Recent accounting issues at Toshiba Corporation are a symptom of these much deeper problems.
I see Toshiba’s accounting debacle in the same way that some investigators viewed the Space Shuttle Challenger disaster of 1986: Nobel Prize-winning physicist Richard Feynman determined that the cause of the disaster was the failure of top management to communicate with subordinates.
In the case of the Challenger, top management insisted on the planned launch date, while the workers on the ground knew that they were not ready. That failure to listen to those on the ground led to disaster.
WHEN IN TOKYO
How, then, can we navigate Japan’s corporate and cultural minefield? When seeking more influence with Japanese companies, it will not do to raise one’s voice either at the CEO or in board meetings.
It pays to develop trust and relationships, even if you are a shareholder.
Learning Japanese is a good starting point if one is to earn trust and contribute to business achievements in Japan. Another sound step is to partner with those who already have such links and skills.

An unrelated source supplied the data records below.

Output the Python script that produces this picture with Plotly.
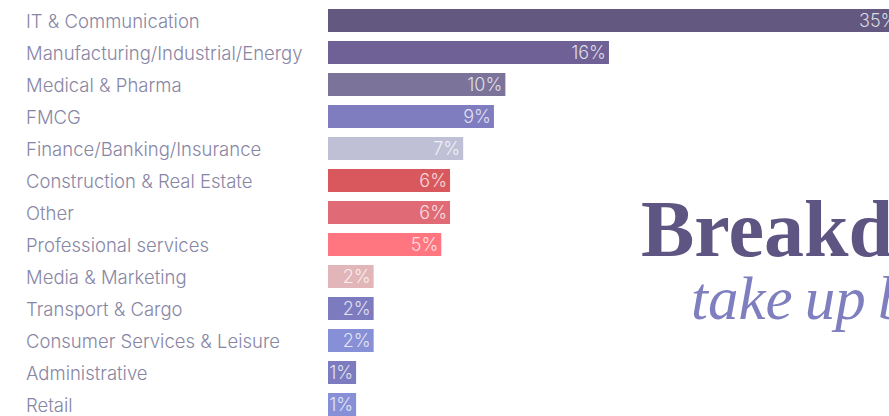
import plotly.graph_objects as go

# Categories (top to bottom)
sectors = [
    "IT & Communication",
    "Manufacturing/Industrial/Energy",
    "Medical & Pharma",
    "FMCG",
    "Finance/Banking/Insurance",
    "Construction & Real Estate",
    "Other",
    "Professional services",
    "Media & Marketing",
    "Transport & Cargo",
    "Consumer Services & Leisure",
    "Administrative",
    "Retail",
]
# Percentage shown on each bar
share_pct = [35, 16, 10, 9, 7, 6, 6, 5, 2, 2, 2, 1, 1]
# Bar lengths as drawn in the graphic (same scale units)
bar_length = [32.6, 16.0, 10.1, 9.45, 7.7, 6.95, 6.95, 6.45, 2.6, 2.6, 2.6, 1.6, 1.6]
bar_colors = [
    "#625880", "#6f6096", "#7b7399", "#7f7dbf", "#bfc0d6",
    "#d9585e", "#e06a75", "#ff7680", "#e2b6b8", "#7d7bbf",
    "#8790d6", "#7d7bbf", "#8790d6",
]
title_main = "Breakdown"
title_sub = "take\u2009up\u2009by sector"

W, H = 889, 416
ML = 328
PLOT_W = W - ML
PX_PER_UNIT = 17.56
BAND = 32.0

fig = go.Figure(
    go.Bar(
        x=bar_length,
        y=sectors,
        orientation="h",
        marker=dict(color=bar_colors, line=dict(width=0)),
        text=[f"{v}%" for v in share_pct],
        textposition="inside",
        insidetextanchor="end",
        constraintext="none",
        insidetextfont=dict(family="Inter", size=18, color="rgba(255,255,255,0.78)", weight=300),
        hoverinfo="skip",
        cliponaxis=True,
    )
)

top_idx = -20.5 / BAND
fig.update_layout(
    width=W,
    height=H,
    margin=dict(l=ML, r=0, t=0, b=0, autoexpand=False),
    paper_bgcolor="white",
    plot_bgcolor="white",
    bargap=0.28,
    showlegend=False,
    xaxis=dict(range=[0, PLOT_W / PX_PER_UNIT], visible=False, fixedrange=True),
    yaxis=dict(
        type="category",
        categoryorder="array",
        categoryarray=sectors,
        range=[top_idx + H / BAND, top_idx],
        showticklabels=False,
        showgrid=False,
        zeroline=False,
        showline=False,
        ticks="",
    ),
)

annotations = []
label_x = (23.5 - ML) / PLOT_W
for s in sectors:
    annotations.append(dict(
        x=label_x, xref="paper", y=s, yref="y",
        text=s, showarrow=False, xanchor="left", yanchor="middle",
        font=dict(family="Inter", size=18.5, color="#8886a5", weight=300),
    ))

annotations.append(dict(
    x=(639 - ML) / PLOT_W, xref="paper", y=1 - 229 / H, yref="paper",
    text=f"<b>{title_main}</b>", showarrow=False, xanchor="left", yanchor="middle",
    font=dict(family="Liberation Serif", size=80, color="#5f5582"),
))
annotations.append(dict(
    x=(689 - ML) / PLOT_W, xref="paper", y=1 - 298 / H, yref="paper",
    text=f"<i>{title_sub}</i>", showarrow=False, xanchor="left", yanchor="middle",
    font=dict(family="Liberation Serif", size=61, color="#7f7fbf"),
))
fig.update_layout(annotations=annotations)

fig.write_html(
    "out.html",
    config={"displayModeBar": False},
    post_script="document.body.style.margin='0';document.body.style.overflow='hidden';",
)
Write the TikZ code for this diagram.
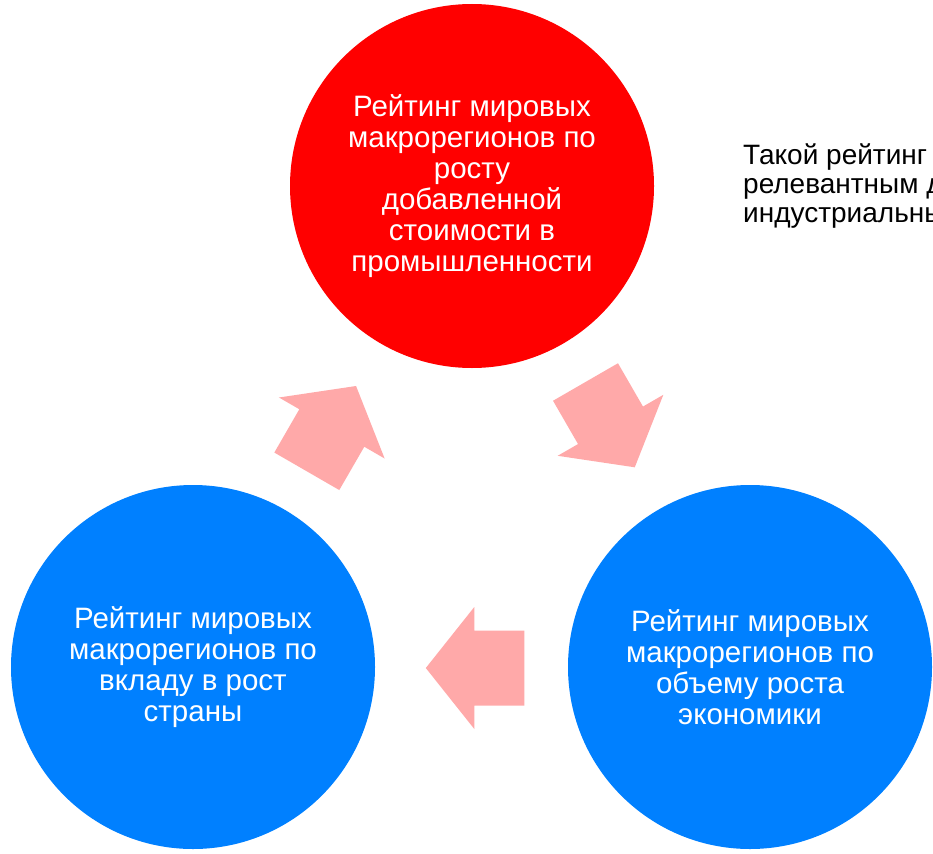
\documentclass[tikz,border=0pt]{standalone}
\usepackage{fontspec}
\setmainfont{Liberation Sans}
\definecolor{cred}{RGB}{255,0,0}
\definecolor{cblue}{RGB}{0,128,255}
\definecolor{carrow}{RGB}{255,169,169}
\tikzset{
  bubble/.style={circle, minimum size=364pt, inner sep=0pt, text=white, align=center,
    font=\fontsize{29.5}{31}\selectfont},
  blockarrow/.pic={\fill[carrow] (0,-37.5) -- (50,-37.5) -- (50,-61) -- (98.5,0) -- (50,61) -- (50,37.5) -- (0,37.5) -- cycle;}
}
\begin{document}
\begin{tikzpicture}[x=1pt,y=-1pt]
\fill[white] (0,0) rectangle (933,853);
\useasboundingbox (0,0) rectangle (933,853);
\node[bubble, fill=cred] (top) at (472,186) {Рейтинг мировых\\макрорегионов по\\росту\\добавленной\\стоимости в\\промышленности};
\node[bubble, fill=cblue] (left) at (193,667) {Рейтинг мировых\\макрорегионов по\\вкладу в рост\\страны};
\node[bubble, fill=cblue] (right) at (750,667) {Рейтинг мировых\\макрорегионов по\\объему роста\\экономики};
\pic[rotate=-60] at (585.5,382) {blockarrow};
\pic[rotate=180] at (524.3,668) {blockarrow};
\pic[rotate=60] at (306.8,471.3) {blockarrow};
\node[anchor=west, align=left, inner sep=0pt, text=black, font=\fontsize{28}{29}\selectfont] (note) at (743,186) {Такой рейтинг\\релевантным д\\индустриальны};
\end{tikzpicture}
\end{document}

Furthermore, by working hard until your leadership skills are in demand, or contributing before making demands of your own, one can become an accepted and trusted member of the community.
The same applies to the foreign companies operating in the Japanese market.
As your subsidiary in Japan is a Japanese corporation, it pays to ensure the corporate governance of your Japanese subsidiary—defective corporate governance of Japanese subsidiaries of foreign companies arguably caused recent scandals that ensnared some pharmaceutical companies that had entered this market.
To minimize such risk, one has to make good use of one’s Japanese board of directors, as ordered by the country’s Company Law.
Ultimately, improving corporate governance is one of the factors needed to reinvigorate Japan’s growth.
It is also clear that cultural inbreeding leads to disaster, and that diversity of leadership is an essential ingredient for growth and success.
And knowing the culture and language of the host country is a smart move when doing business.